Iceland displayed panache in its Ig Nobellian displays of economics, and then government.
BANKS. The 2009 Ig Nobel Prize for economics was awarded to the directors, executives, and auditors of four Icelandic banks — Kaupthing Bank, Landsbanki, Glitnir Bank, and Central Bank of Iceland — for demonstrating that tiny banks can be rapidly transformed into huge banks, and vice versa — and for demonstrating that similar things can be done to an entire national economy. [For background, see the Report of the Special Investigation Commission, issued April 12, 2010.]
GOVERNMENT. Iceland also exhibits the spirit of the 2010 Ig Nobel Prize for management. A report by Flore Vasseur, for Backchannel, tells what Iceland did:
While the tiny country defies the markets, it ventures into an incredible political experiment: crowdsourcing its new constitution.

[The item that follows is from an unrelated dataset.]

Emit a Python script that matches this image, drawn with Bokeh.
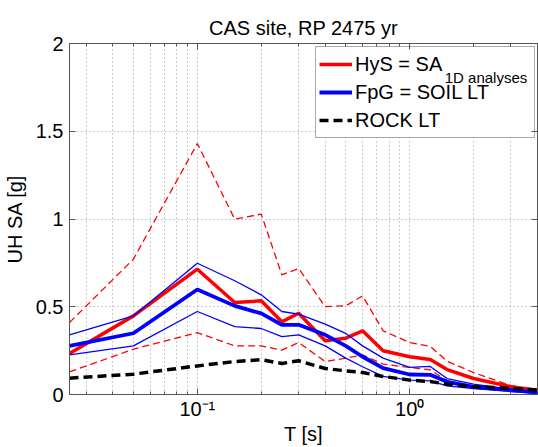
import math
from bokeh.plotting import figure
from bokeh.models import (FixedTicker, CustomJSTickFormatter, LogAxis, LinearAxis,
                          Legend, LegendItem, BoxAnnotation)
from bokeh.core.properties import value
from bokeh.embed import file_html
from bokeh.resources import INLINE

# ---- data ----
periods = [0.025, 0.05, 0.1, 0.15, 0.2, 0.25, 0.3, 0.4, 0.5, 0.6, 0.75, 1.0, 1.25, 1.5, 2.0, 3.0, 4.0]
hys_mean = [0.234, 0.448, 0.714, 0.524, 0.534, 0.414, 0.463, 0.306, 0.321, 0.363, 0.249, 0.215, 0.199, 0.142, 0.091, 0.044, 0.025]
hys_upper = [0.41, 0.771, 1.43, 0.999, 1.028, 0.682, 0.718, 0.501, 0.505, 0.562, 0.363, 0.296, 0.274, 0.19, 0.125, 0.05, 0.025]
hys_lower = [0.129, 0.258, 0.353, 0.277, 0.277, 0.253, 0.296, 0.188, 0.207, 0.226, 0.173, 0.154, 0.141, 0.078, 0.049, 0.03, 0.02]
fpg_mean = [0.277, 0.349, 0.598, 0.505, 0.462, 0.397, 0.397, 0.34, 0.277, 0.215, 0.15, 0.114, 0.112, 0.072, 0.044, 0.025, 0.011]
fpg_upper = [0.34, 0.448, 0.748, 0.648, 0.568, 0.473, 0.458, 0.401, 0.348, 0.277, 0.207, 0.154, 0.16, 0.091, 0.059, 0.03, 0.017]
fpg_lower = [0.226, 0.277, 0.473, 0.387, 0.376, 0.33, 0.34, 0.277, 0.207, 0.158, 0.103, 0.082, 0.078, 0.049, 0.034, 0.017, 0.008]
rock_lt = [0.093, 0.116, 0.163, 0.188, 0.198, 0.177, 0.192, 0.148, 0.135, 0.125, 0.103, 0.082, 0.074, 0.059, 0.044, 0.036, 0.025]

x_major = [0.1, 1.0]
x_minor = [0.03, 0.04, 0.05, 0.06, 0.07, 0.08, 0.09,
           0.2, 0.3, 0.4, 0.5, 0.6, 0.7, 0.8, 0.9, 2.0, 3.0, 4.0]
y_ticks = [0, 0.5, 1, 1.5, 2]
legend_labels = ["HyS = SA", "FpG = SOIL LT", "ROCK LT"]
legend_sub = "1D analyses"
title_text = "CAS site, RP 2475 yr"

FONT = "Liberation Sans"
FRAME = "#555555"
GRID = "#9a9a9a"

X0, X1 = 0.025, 4.0
Y0, Y1 = 0.0, 2.0
FRAME_W, FRAME_H = 469.0, 351.0   # frame size in px (538 - 68 - 1, 447 - 43 - 53)


def px_to_x(px):  # px from frame left -> data x (log axis)
    return 10 ** (math.log10(X0) + px / FRAME_W * (math.log10(X1) - math.log10(X0)))


def px_to_y(px):  # px from frame bottom -> data y
    return Y0 + px / FRAME_H * (Y1 - Y0)


p = figure(width=538, height=447, x_axis_type="log", x_range=(X0, X1), y_range=(Y0, Y1),
           output_backend="svg", toolbar_location=None,
           min_border_left=68, min_border_right=1, min_border_top=43, min_border_bottom=53)

p.title.text = title_text
p.title.align = "center"
p.title.text_font = FONT
p.title.text_font_size = "20px"
p.title.text_font_style = "normal"
p.title.text_color = "black"

p.outline_line_color = FRAME
p.background_fill_color = "white"
p.border_fill_color = "white"

xa = p.xaxis[0]
xa.ticker = FixedTicker(ticks=x_major, minor_ticks=x_minor)
xa.formatter = CustomJSTickFormatter(code="return tick < 0.5 ? '10\u207b\u00b9' : '10\u2070';")
ya = p.yaxis[0]
ya.ticker = FixedTicker(ticks=y_ticks, minor_ticks=[])
ya.formatter = CustomJSTickFormatter(code="return tick.toString();")

for ax in (xa, ya):
    ax.major_label_text_font = FONT
    ax.major_label_text_font_size = "20px"
    ax.major_label_text_color = "black"
    ax.axis_label_text_font = FONT
    ax.axis_label_text_font_size = "20px"
    ax.axis_label_text_font_style = "normal"
    ax.axis_label_text_color = "black"
    ax.axis_line_color = FRAME
    ax.major_tick_line_color = FRAME
    ax.minor_tick_line_color = FRAME
    ax.major_tick_in = 6
    ax.major_tick_out = 0
    ax.minor_tick_in = 3
    ax.minor_tick_out = 0

xa.axis_label = "T [s]"
xa.major_label_standoff = 3
xa.axis_label_standoff = 0
ya.axis_label = "UH SA [g]"
ya.major_label_standoff = 6
ya.axis_label_standoff = 7

top_ax = LogAxis(ticker=FixedTicker(ticks=x_major, minor_ticks=x_minor),
                 axis_line_color=FRAME, major_tick_line_color=FRAME, minor_tick_line_color=FRAME,
                 major_tick_in=6, major_tick_out=0, minor_tick_in=3, minor_tick_out=0)
right_ax = LinearAxis(ticker=FixedTicker(ticks=y_ticks, minor_ticks=[]),
                      axis_line_color=FRAME, major_tick_line_color=FRAME,
                      major_tick_in=6, major_tick_out=0, minor_tick_in=0, minor_tick_out=0)
for ax in (top_ax, right_ax):
    ax.major_label_text_alpha = 0
    ax.major_label_text_font_size = "1px"
    ax.major_label_standoff = 0
p.add_layout(top_ax, "above")
p.add_layout(right_ax, "right")

for g in (p.xgrid[0], p.ygrid[0]):
    g.grid_line_color = GRID
    g.grid_line_dash = "1 3"
    g.grid_line_width = 1
p.xgrid[0].minor_grid_line_color = GRID
p.xgrid[0].minor_grid_line_dash = "1 3"

# ---- legend geometry (px relative to the frame's bottom-left) ----
LG_X, LG_Y = 246, 256
LG_PAD, LG_GW, LG_STAND, LG_LW, LG_H = 3, 33, 3, 176, 28
LG_W = LG_PAD * 2 + LG_GW + LG_STAND + LG_LW
LG_HT = LG_PAD * 2 + LG_H * 3

# white background of the legend box, painted beneath the curves and the legend
p.add_layout(BoxAnnotation(left=px_to_x(LG_X), right=px_to_x(LG_X + LG_W),
                           bottom=px_to_y(LG_Y), top=px_to_y(LG_Y + LG_HT),
                           fill_color="white", fill_alpha=1.0, line_alpha=0,
                           level="underlay"))

# ---- lines ----
p.line(periods, hys_upper, line_color="#ff0000", line_width=1.3, line_dash="7 4")
p.line(periods, hys_lower, line_color="#ff0000", line_width=1.3, line_dash="7 4")
r_hys = p.line(periods, hys_mean, line_color="#ff0000", line_width=3.5)
p.line(periods, fpg_upper, line_color="#0000ff", line_width=1.3)
p.line(periods, fpg_lower, line_color="#0000ff", line_width=1.3)
r_fpg = p.line(periods, fpg_mean, line_color="#0000ff", line_width=3.8)
r_rock = p.line(periods, rock_lt, line_color="black", line_width=3.5, line_dash="9 5")

# subscript of the first legend entry
p.text(x=[px_to_x(LG_X + 130)], y=[px_to_y(LG_Y + LG_HT - 29)], text=[legend_sub],
       text_font=value(FONT), text_font_size=value("15px"), text_color="black",
       text_baseline="alphabetic", text_align="left")

legend = Legend(items=[LegendItem(label=legend_labels[0], renderers=[r_hys]),
                       LegendItem(label=legend_labels[1], renderers=[r_fpg]),
                       LegendItem(label=legend_labels[2], renderers=[r_rock])],
                location=(LG_X, LG_Y), margin=0, padding=LG_PAD, spacing=0,
                glyph_width=LG_GW, glyph_height=LG_H, label_height=LG_H, label_width=LG_LW,
                label_standoff=LG_STAND, label_text_font=FONT, label_text_font_size="20px",
                label_text_color="black", border_line_color=FRAME, border_line_width=1,
                background_fill_alpha=0.0)
p.add_layout(legend)

open("out.html", "w").write(file_html(p, INLINE))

A group of 950 randomly selected citizens define the major guidelines that experts will use to draft 700 pages of recommendations. A constitutional assembly of 25 officials, lawyers, singers, househusbands, and people from all generations are elected to create the final text.

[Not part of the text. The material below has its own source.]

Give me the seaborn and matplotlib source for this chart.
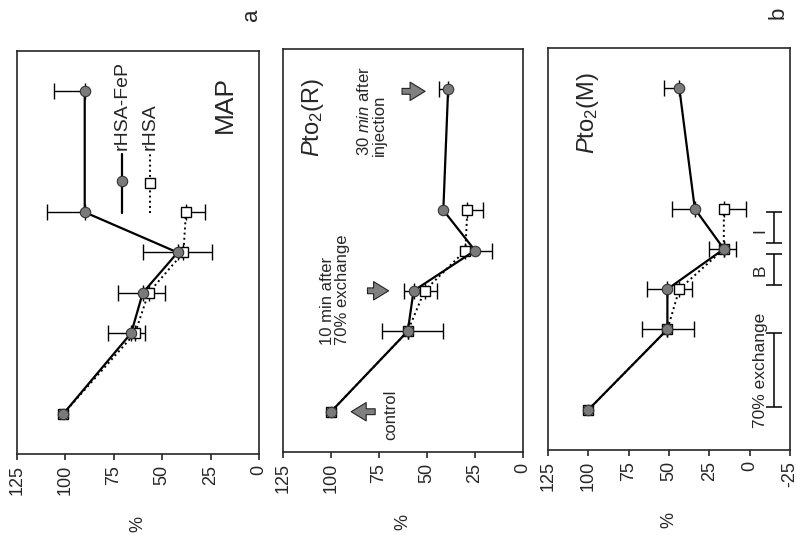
import numpy as np
import pandas as pd
import matplotlib
matplotlib.use("Agg")
import matplotlib.pyplot as plt
import seaborn as sns

# time points (min) shared by all panels
time_pts = [10, 30, 40, 50, 60, 90]

# MAP (%)
map_fep = [101, 66, 60, 42, 90, 90]
map_fep_err = [0, 12, 13, 18, 19.5, 16]
map_rhsa = [101, 64, 57, 39, 37.7]
map_rhsa_err = [0, 5, 8.5, 15, 10]

# PtO2(R) (%)
pr_fep = [100, 60, 57, 25, 41.5, 39]
pr_fep_err = [0, 13.6, 5, 0, 0, 5]
pr_rhsa = [100, 60, 51.3, 30, 29]
pr_rhsa_err = [0, 18.5, 6.7, 14, 8]

# PtO2(M) (%)
pm_fep = [100, 51, 51, 16, 34, 43.6]
pm_fep_err = [0, 16, 12.6, 9.5, 14, 9.4]
pm_rhsa = [100, 51, 43.6, 16, 16]
pm_rhsa_err = [0, 16.5, 7.6, 7.5, 14]

ticks_a = [125, 100, 75, 50, 25, 0]
ticks_b = [125, 100, 75, 50, 25, 0, -25]

sns.set_style("ticks")
plt.rcParams['font.family'] = ['Liberation Sans', 'DejaVu Sans']
plt.rcParams['mathtext.fontset'] = 'custom'
plt.rcParams['mathtext.rm'] = 'Liberation Sans'
plt.rcParams['mathtext.it'] = 'Liberation Sans:italic'
plt.rcParams['axes.linewidth'] = 1.2

FEP_FACE = '#7a7a7a'


def draw_panel(ax, fep, fep_err, rhsa, rhsa_err, ticks):
    t_f = np.array(time_pts[:len(fep)])
    t_r = np.array(time_pts[:len(rhsa)])
    fep = np.array(fep, float)
    rhsa = np.array(rhsa, float)
    fe = np.array(fep_err, float)
    re = np.array(rhsa_err, float)

    # one-sided error bars: rHSA-FeP toward higher %, rHSA toward lower %
    m = fe > 0
    ax.errorbar(fep[m], t_f[m], xerr=[np.zeros(m.sum()), fe[m]], fmt='none',
                ecolor='k', elinewidth=1.0, capsize=6, capthick=1.0, zorder=2)
    m = re > 0
    ax.errorbar(rhsa[m], t_r[m], xerr=[re[m], np.zeros(m.sum())], fmt='none',
                ecolor='k', elinewidth=1.0, capsize=6, capthick=1.0, zorder=2)

    df_r = pd.DataFrame({'value': rhsa, 'time': t_r})
    df_f = pd.DataFrame({'value': fep, 'time': t_f})
    sns.lineplot(data=df_r, x='value', y='time', sort=False, estimator=None,
                 color='k', lw=1.4, ls=':', marker='s', ms=7, mfc='white',
                 mec='k', mew=1.0, ax=ax, zorder=3)
    sns.lineplot(data=df_f, x='value', y='time', sort=False, estimator=None,
                 color='k', lw=1.6, marker='o', ms=7.5, mfc=FEP_FACE,
                 mec='#333333', mew=0.8, ax=ax, zorder=4)

    ax.set_xlim(ticks[0], ticks[-1])
    ax.set_ylim(0, 100)
    ax.set_xticks(ticks)
    ax.set_xticklabels([str(v) for v in ticks], rotation=90, fontsize=13)
    ax.tick_params(axis='x', length=4, width=1.2, pad=4)
    ax.tick_params(axis='y', left=False, labelleft=False)
    ax.set_ylabel('')
    ax.set_xlabel('%', rotation=90, fontsize=13, labelpad=15)
    for sp in ax.spines.values():
        sp.set_visible(True)
        sp.set_linewidth(1.2)


fig = plt.figure(figsize=(7.97, 5.35), dpi=100)
ax1 = fig.add_axes([0.0213, 0.1514, 0.3036, 0.7533])
ax2 = fig.add_axes([0.3551, 0.1551, 0.3011, 0.7533])
ax3 = fig.add_axes([0.6876, 0.1589, 0.3036, 0.7514])

draw_panel(ax1, map_fep, map_fep_err, map_rhsa, map_rhsa_err, ticks_a)
draw_panel(ax2, pr_fep, pr_fep_err, pr_rhsa, pr_rhsa_err, ticks_a)
draw_panel(ax3, pm_fep, pm_fep_err, pm_rhsa, pm_rhsa_err, ticks_b)

# panel titles
ax1.text(0.86, 0.868, 'MAP', transform=ax1.transAxes, rotation=90,
         ha='center', va='center', fontsize=19)
ax2.text(0.125, 0.83, r'$\mathit{P}\mathrm{to}_2\mathrm{(R)}$', transform=ax2.transAxes,
         rotation=90, ha='center', va='center', fontsize=17)
ax3.text(0.165, 0.838, r'$\mathit{P}\mathrm{to}_2\mathrm{(M)}$', transform=ax3.transAxes,
         rotation=90, ha='center', va='center', fontsize=17)

# legend drawn vertically in panel a
ax1.plot([0.434, 0.434], [0.598, 0.745], transform=ax1.transAxes, color='k', lw=1.6)
ax1.plot([0.434], [0.677], transform=ax1.transAxes, marker='o', ms=7.5,
         mfc=FEP_FACE, mec='#333333', mew=0.8)
ax1.text(0.434, 0.755, 'rHSA-FeP', transform=ax1.transAxes, rotation=90,
         ha='center', va='bottom', fontsize=14)
ax1.plot([0.55, 0.55], [0.598, 0.745], transform=ax1.transAxes, color='k', lw=1.4, ls=':')
ax1.plot([0.55], [0.672], transform=ax1.transAxes, marker='s', ms=7,
         mfc='white', mec='k', mew=1.0)
ax1.text(0.55, 0.755, 'rHSA', transform=ax1.transAxes, rotation=90,
         ha='center', va='bottom', fontsize=14)

# annotations in panel Pto2(R)
arrow_kw = dict(arrowstyle='simple,head_length=0.9,head_width=1.1,tail_width=0.35',
                fc='#808080', ec='#222222', lw=0.8, shrinkA=0, shrinkB=0,
                mutation_scale=12)
ax2.annotate('', xy=(89.5, 10), xytext=(77, 10), arrowprops=arrow_kw)
ax2.text(69, 3, 'control', rotation=90, ha='center', va='bottom', fontsize=12)
ax2.annotate('', xy=(70, 40), xytext=(81, 40), arrowprops=arrow_kw)
ax2.text(98, 26.5, '10 min after\n70% exchange', rotation=90, ha='center',
         va='bottom', fontsize=12, multialignment='left', linespacing=1.0)
ax2.annotate('', xy=(51, 89.5), xytext=(63, 89.5), arrowprops=arrow_kw)
ax2.text(79, 73.5, '30 $\\mathit{min}$ after\ninjection', rotation=90, ha='center',
         va='bottom', fontsize=12, multialignment='left', linespacing=1.0)

# protocol bars in panel Pto2(M)
bar_x = -15.2
for lo, hi in [(10.8, 29.1), (41, 48.8), (51.5, 59.2)]:
    ax3.errorbar([bar_x], [(lo + hi) / 2], yerr=[[(hi - lo) / 2]], fmt='none',
                 ecolor='k', elinewidth=1.1, capsize=6, capthick=1.1)
ax3.text(-6.5, 19.7, '70% exchange', rotation=90, ha='center', va='center', fontsize=12.5)
ax3.text(-6.5, 44.8, 'B', rotation=90, ha='center', va='center', fontsize=12.5)
ax3.text(-6.5, 54.7, 'I', rotation=90, ha='center', va='center', fontsize=12.5)

fig.text(0.316, 0.972, 'a', rotation=90, ha='center', va='center', fontsize=16)
fig.text(0.976, 0.976, 'b', rotation=90, ha='center', va='center', fontsize=16)

fig.savefig('out.png', dpi=100)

The whole country joins in the experiment. On the internet, everyone can share their views on the separation of powers, transparency, access to the internet, protection of natural resources. Each session of the constitutional assembly ends with a song. Four months later, the new constitution is adopted
That 2010 Ig Nobel prize was awarded to Alessandro Pluchino, Andrea Rapisarda, and Cesare Garofalo of the University of Catania, Italy, for demonstrating mathematically that organizations would become more efficient if they promoted people at random. [Pluchino, Rapisarda, and Garofalo published a paper explaining their research: “The Peter Principle Revisited: A Computational Study,”published in the journal Physica A, vol. 389, no. 3, February 2010, pp. 467-72.]